No they should not. The might want to, they might indeed do, but they should not. Otherwise it’s not OSS anymore, it’s another kind of business sucking money from giants.

companies donating to OSS do not immediately invalidate them being OSS by any means

I think the point was that companies that use OSS shouldn't be immediately expected/required to give money to those projects. It's nice if they do, but it is their choice.

comments farther up in the thread were in agreement, but I was specifically highlighting

they should not. Otherwise it’s not OSS anymore

Well, I meant it is up to these companies.
They could, and that it fine. They are not obliged.

 

The issue of funding OSS also brings up the issue of the very recent event-stream package incident.

 

Since this is in respect to javascript community and it affects them most I think there won't be much divide, since the community is pretty open and accepting of positive changes by corporations as long as there are no hidden T&Cs that should be red flags.
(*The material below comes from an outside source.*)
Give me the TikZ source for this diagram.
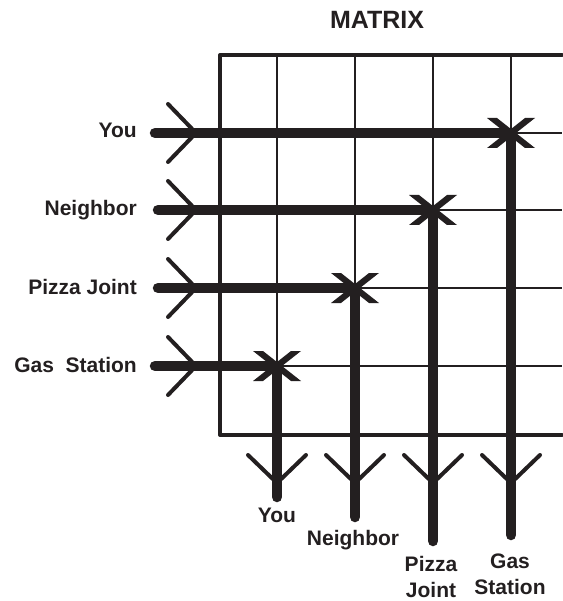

There might be more competition in javascript framework world but that imo is a good thing.

If this was any other community then the story might be a lot more different.

 

There's nothing new here and no divide. It's common for large IT companies to pay for features, bug-fixes, maintenance etc of open source projects.

 
 
Sloan, the sloth mascot Comment marked as low quality/non-constructive by the community View code of conduct

Yeah, Google NDA allows almost everything save for talking about Google. Like Fight Club, but with restrictions.

I would also be glad to hear what might enforce a human being to work for Alphabet nowadays. Starving to death? Being proud of selling private data? Anything else?

 

I LOL'ed so hard about "low quality/non-constructive label".

If anybody says something that you don't agree with you can just mark this as "low quality/non-constructive" and say that a "community" did that.

That is true though. That is how community works.
I am unsure what CoC line I violated, but the community does not like whatever is against the Opinion.

How dare you speak against Google/Alphabet.

Side note: I imagine it's a badge of some sort to have worked for Google. Their employees are (perhaps anecdotally) geniuses, so to be counted among that number would be bragging rights indeed.